Given instruction:
The line holding "(0,0) rectangle (421,553);" is the last one to output; start at the first line of the data, keep every line in between exactly, and leave out pictures.

==================================================

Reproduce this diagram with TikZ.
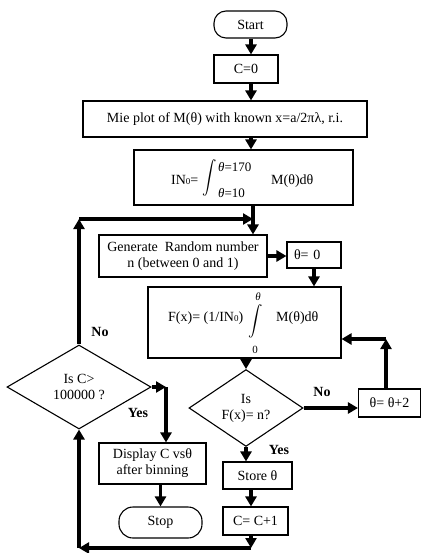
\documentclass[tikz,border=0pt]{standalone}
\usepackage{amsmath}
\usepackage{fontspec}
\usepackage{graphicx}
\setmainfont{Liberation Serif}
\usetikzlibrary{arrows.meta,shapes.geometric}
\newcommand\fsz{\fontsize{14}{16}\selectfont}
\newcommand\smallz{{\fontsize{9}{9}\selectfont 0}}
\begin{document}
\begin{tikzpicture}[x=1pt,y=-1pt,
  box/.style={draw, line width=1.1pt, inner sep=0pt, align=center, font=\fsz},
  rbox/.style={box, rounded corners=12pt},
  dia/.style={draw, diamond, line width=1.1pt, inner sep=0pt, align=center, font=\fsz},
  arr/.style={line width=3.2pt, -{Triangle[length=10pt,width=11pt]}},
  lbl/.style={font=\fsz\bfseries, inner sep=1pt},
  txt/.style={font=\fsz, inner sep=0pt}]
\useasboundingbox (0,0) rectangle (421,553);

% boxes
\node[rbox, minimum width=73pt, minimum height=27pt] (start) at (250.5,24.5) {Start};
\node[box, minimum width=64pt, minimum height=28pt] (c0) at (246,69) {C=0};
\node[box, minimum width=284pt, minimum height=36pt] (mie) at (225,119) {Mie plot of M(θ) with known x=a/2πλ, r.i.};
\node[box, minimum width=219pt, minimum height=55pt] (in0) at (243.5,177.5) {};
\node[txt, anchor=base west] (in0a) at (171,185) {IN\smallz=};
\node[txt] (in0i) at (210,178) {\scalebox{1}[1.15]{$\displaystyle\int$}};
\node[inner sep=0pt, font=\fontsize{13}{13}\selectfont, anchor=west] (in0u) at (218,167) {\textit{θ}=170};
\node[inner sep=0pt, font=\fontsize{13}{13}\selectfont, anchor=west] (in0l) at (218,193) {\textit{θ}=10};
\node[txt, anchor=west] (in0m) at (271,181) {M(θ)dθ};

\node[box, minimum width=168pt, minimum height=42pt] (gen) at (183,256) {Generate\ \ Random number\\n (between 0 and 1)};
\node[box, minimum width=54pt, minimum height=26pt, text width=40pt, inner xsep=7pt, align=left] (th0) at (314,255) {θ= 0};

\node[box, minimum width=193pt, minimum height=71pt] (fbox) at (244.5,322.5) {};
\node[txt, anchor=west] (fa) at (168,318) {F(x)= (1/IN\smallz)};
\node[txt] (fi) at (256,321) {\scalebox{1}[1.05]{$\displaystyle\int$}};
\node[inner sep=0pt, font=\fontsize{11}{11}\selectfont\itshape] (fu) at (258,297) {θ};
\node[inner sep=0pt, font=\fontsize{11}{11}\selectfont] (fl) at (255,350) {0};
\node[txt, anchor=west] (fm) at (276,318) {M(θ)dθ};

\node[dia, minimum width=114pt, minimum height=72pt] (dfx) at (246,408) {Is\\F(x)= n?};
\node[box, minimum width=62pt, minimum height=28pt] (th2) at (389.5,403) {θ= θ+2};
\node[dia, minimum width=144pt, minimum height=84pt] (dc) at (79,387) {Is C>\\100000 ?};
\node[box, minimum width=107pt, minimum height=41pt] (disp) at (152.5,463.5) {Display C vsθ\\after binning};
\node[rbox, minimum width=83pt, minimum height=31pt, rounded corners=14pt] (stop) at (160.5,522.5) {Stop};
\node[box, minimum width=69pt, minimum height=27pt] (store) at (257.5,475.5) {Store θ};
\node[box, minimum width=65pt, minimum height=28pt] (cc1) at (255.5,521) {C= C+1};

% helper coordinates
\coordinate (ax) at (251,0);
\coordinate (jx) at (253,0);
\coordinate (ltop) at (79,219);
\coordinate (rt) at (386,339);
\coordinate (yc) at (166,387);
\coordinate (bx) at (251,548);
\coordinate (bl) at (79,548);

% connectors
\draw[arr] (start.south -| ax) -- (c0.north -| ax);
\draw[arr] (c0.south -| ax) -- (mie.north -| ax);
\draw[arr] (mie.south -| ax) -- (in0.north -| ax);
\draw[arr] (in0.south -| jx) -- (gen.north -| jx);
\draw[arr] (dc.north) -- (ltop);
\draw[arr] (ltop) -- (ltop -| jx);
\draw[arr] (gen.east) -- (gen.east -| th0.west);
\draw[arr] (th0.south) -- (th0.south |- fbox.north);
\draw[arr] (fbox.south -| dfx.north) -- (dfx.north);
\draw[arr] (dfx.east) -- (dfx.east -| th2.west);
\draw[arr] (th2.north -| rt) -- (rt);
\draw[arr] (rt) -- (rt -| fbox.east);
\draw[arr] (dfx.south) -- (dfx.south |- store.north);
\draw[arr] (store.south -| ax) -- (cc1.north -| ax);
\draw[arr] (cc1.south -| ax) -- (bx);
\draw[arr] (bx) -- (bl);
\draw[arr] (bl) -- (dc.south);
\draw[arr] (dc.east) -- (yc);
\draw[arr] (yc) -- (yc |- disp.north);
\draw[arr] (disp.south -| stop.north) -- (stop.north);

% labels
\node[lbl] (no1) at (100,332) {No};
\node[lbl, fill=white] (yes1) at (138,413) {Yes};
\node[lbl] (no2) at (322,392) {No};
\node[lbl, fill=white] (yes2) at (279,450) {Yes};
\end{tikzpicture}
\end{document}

==================================================

Finished task:
Reproduce this diagram with TikZ.
\documentclass[tikz,border=0pt]{standalone}
\usepackage{amsmath}
\usepackage{fontspec}
\usepackage{graphicx}
\setmainfont{Liberation Serif}
\usetikzlibrary{arrows.meta,shapes.geometric}
\newcommand\fsz{\fontsize{14}{16}\selectfont}
\newcommand\smallz{{\fontsize{9}{9}\selectfont 0}}
\begin{document}
\begin{tikzpicture}[x=1pt,y=-1pt,
  box/.style={draw, line width=1.1pt, inner sep=0pt, align=center, font=\fsz},
  rbox/.style={box, rounded corners=12pt},
  dia/.style={draw, diamond, line width=1.1pt, inner sep=0pt, align=center, font=\fsz},
  arr/.style={line width=3.2pt, -{Triangle[length=10pt,width=11pt]}},
  lbl/.style={font=\fsz\bfseries, inner sep=1pt},
  txt/.style={font=\fsz, inner sep=0pt}]
\useasboundingbox (0,0) rectangle (421,553);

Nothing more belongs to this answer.